Background: Sensory neuropathy is a common adverse effect of the nucleoside analogue anti-retroviral drugs didanosine (ddl) and stauvudine (d4T). These drugs are increasingly being used in combination, and it is not currently known whether the incidence of neuropathy is higher with combination compared to individual drug use. It is also not known if hydroxyurea, used to potentiate the antiviral efficacy of these drugs, may also increase the risk of neuropathy. The purpose of this analysis is to investigate if the combination of ddl and d4T, with or without hydroxyurea, has a higher incidence of neuropathy than a single drug regimen.

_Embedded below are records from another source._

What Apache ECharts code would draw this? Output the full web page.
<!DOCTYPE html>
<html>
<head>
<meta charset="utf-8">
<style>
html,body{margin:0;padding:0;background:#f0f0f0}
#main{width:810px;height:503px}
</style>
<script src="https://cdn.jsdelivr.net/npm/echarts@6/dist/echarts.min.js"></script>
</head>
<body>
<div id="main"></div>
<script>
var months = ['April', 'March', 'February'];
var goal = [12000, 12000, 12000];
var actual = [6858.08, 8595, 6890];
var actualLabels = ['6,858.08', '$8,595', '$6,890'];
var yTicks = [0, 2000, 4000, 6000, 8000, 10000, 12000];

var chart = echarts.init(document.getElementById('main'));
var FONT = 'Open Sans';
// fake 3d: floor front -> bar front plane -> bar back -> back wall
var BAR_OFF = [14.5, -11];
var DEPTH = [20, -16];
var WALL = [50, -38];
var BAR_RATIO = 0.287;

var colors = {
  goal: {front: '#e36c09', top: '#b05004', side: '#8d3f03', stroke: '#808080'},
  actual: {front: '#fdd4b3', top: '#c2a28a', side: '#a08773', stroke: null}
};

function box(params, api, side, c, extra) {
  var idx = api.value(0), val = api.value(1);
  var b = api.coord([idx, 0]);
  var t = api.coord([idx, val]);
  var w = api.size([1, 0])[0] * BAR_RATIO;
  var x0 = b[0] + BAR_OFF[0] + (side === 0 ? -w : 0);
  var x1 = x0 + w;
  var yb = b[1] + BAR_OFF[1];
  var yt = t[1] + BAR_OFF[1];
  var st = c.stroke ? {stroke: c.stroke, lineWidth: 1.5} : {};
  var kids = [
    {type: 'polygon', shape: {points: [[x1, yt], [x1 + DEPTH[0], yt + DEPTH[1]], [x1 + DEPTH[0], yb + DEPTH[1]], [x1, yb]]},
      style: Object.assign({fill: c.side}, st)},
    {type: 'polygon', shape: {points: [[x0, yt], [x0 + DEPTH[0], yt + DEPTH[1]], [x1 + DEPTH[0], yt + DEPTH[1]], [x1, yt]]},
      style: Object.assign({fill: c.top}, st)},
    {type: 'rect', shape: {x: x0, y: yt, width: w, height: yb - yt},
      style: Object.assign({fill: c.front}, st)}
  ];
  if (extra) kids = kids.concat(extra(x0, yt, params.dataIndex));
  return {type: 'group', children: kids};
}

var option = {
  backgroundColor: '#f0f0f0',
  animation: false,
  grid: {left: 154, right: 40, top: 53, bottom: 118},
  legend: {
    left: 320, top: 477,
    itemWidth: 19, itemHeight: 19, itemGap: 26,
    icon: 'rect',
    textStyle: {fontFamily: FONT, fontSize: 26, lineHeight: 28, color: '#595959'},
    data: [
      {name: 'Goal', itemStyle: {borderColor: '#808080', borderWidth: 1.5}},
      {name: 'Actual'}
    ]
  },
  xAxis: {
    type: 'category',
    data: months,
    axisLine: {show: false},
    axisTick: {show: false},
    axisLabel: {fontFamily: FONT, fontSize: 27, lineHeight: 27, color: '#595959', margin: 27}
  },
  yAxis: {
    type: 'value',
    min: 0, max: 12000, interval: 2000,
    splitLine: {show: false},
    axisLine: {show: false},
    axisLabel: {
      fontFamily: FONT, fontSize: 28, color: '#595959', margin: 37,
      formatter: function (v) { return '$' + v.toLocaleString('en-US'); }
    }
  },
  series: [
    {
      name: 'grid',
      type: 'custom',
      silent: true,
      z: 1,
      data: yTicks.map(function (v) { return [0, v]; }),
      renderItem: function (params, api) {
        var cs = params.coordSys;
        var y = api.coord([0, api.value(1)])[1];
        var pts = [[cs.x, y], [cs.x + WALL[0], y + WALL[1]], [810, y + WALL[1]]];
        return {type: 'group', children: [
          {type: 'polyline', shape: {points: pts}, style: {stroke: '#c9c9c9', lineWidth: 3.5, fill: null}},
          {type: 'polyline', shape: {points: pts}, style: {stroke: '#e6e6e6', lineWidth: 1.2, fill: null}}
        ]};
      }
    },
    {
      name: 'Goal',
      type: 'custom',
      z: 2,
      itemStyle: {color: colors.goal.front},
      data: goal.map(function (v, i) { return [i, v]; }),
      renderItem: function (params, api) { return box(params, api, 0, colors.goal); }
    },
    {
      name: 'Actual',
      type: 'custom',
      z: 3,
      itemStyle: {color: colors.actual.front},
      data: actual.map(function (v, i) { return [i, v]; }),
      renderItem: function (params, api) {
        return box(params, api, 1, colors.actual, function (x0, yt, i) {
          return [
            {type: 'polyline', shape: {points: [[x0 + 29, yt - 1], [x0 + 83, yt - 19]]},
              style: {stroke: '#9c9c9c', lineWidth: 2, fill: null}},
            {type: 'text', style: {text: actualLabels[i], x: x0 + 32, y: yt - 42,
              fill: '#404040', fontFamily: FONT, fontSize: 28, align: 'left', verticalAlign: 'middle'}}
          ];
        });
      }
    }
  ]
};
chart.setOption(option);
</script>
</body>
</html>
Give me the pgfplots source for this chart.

Methods: Data were obtained from patients followed longitudinally by the Johns Hopkins AIDS Services. Incidence rates of development of neuropathy were calculated for each of five regimens: ddl (+/- hydroxyurea), ddl + d4T (+/- hydroxyurea), and d4T. Cox proportional hazard regression was used to compare the relative risk of neuropathy for each regimen adjusting for CD4 cell count, other drugs received, and time on therapy.
Results: A total of 1116 patients received at least one of the five regimens. There were 117 cases of neuropathy. The crude incidence rate of neuropathy ranged from 6.8 cases per 100 person-years for ddl to 28.6 cases per 100 person-years for ddl + d4T + hydroxyurea. Compared with ddl alone, and adjusting for CD4 cell counts and other variables, the relative risk of neuropathy was 1.39 [95% confidence interval (CI): 0.84-2.32] for d4T alone, 2.35 (95% CI: 0.69-8.07) for ddl + hydroxyurea, 3.50 (95% CI: 1.81-6.77) for ddl + d4T, and 7.80 (95% CI: 3.92-15.5) for ddl + d4T + hydroxyurea.
Conclusions: Based on the data, the risk of neuropathy is additive or even synergistic for ddl + d4T + hydroxyurea compared with ddl or d4T alone. The combination of ddl + d4T also increases the risk of neuropathy but less than when hydroxyurea is included.